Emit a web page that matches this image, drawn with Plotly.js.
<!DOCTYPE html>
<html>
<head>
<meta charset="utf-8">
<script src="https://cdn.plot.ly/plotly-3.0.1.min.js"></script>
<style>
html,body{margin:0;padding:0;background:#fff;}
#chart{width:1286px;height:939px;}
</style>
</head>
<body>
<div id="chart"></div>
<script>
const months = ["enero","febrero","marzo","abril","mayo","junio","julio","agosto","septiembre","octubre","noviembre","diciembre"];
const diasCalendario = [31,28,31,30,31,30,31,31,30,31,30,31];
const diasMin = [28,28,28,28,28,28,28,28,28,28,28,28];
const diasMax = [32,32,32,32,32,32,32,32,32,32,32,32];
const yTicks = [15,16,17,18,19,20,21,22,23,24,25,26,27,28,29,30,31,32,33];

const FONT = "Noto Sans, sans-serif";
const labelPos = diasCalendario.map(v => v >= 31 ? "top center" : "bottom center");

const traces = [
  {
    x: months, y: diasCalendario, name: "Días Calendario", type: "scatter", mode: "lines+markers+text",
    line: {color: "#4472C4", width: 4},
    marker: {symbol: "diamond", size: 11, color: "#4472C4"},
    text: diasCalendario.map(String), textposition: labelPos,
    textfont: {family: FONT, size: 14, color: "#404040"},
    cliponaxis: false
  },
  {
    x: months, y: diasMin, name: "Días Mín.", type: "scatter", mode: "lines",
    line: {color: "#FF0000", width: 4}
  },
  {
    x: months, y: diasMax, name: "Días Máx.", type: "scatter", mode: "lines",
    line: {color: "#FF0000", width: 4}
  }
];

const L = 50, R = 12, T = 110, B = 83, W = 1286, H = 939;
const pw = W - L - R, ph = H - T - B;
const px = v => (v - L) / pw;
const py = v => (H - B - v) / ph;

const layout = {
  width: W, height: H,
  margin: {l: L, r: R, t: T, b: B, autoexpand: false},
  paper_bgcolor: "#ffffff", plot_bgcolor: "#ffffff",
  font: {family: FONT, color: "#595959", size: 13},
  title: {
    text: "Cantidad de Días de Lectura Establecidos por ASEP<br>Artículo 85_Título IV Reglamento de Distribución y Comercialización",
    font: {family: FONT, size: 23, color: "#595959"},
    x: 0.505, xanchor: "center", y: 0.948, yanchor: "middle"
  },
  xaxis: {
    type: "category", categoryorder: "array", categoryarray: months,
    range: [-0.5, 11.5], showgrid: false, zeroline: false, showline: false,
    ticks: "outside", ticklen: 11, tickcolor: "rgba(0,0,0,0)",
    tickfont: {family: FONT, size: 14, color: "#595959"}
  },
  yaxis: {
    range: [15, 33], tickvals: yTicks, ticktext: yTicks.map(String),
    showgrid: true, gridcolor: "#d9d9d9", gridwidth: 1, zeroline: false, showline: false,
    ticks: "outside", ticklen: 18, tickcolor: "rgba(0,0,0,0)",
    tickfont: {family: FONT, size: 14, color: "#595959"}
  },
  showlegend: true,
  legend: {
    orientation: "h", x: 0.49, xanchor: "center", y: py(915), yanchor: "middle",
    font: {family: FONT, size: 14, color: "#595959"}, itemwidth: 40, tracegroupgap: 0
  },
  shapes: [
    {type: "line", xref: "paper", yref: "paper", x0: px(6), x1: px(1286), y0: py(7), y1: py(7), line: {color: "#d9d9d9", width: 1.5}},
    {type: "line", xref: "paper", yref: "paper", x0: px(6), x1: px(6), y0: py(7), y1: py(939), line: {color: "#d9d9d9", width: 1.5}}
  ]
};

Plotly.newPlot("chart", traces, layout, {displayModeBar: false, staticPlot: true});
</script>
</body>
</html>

▸ **SHORT TASK**
Exactly as they appear, please write out the lines from the opening of the listing above down to the line containing "const labelPos = diasCalendario.map(v", with both end lines included.

▸ **FINAL RESULT**
Emit a web page that matches this image, drawn with Plotly.js.
<!DOCTYPE html>
<html>
<head>
<meta charset="utf-8">
<script src="https://cdn.plot.ly/plotly-3.0.1.min.js"></script>
<style>
html,body{margin:0;padding:0;background:#fff;}
#chart{width:1286px;height:939px;}
</style>
</head>
<body>
<div id="chart"></div>
<script>
const months = ["enero","febrero","marzo","abril","mayo","junio","julio","agosto","septiembre","octubre","noviembre","diciembre"];
const diasCalendario = [31,28,31,30,31,30,31,31,30,31,30,31];
const diasMin = [28,28,28,28,28,28,28,28,28,28,28,28];
const diasMax = [32,32,32,32,32,32,32,32,32,32,32,32];
const yTicks = [15,16,17,18,19,20,21,22,23,24,25,26,27,28,29,30,31,32,33];

const FONT = "Noto Sans, sans-serif";
const labelPos = diasCalendario.map(v => v >= 31 ? "top center" : "bottom center");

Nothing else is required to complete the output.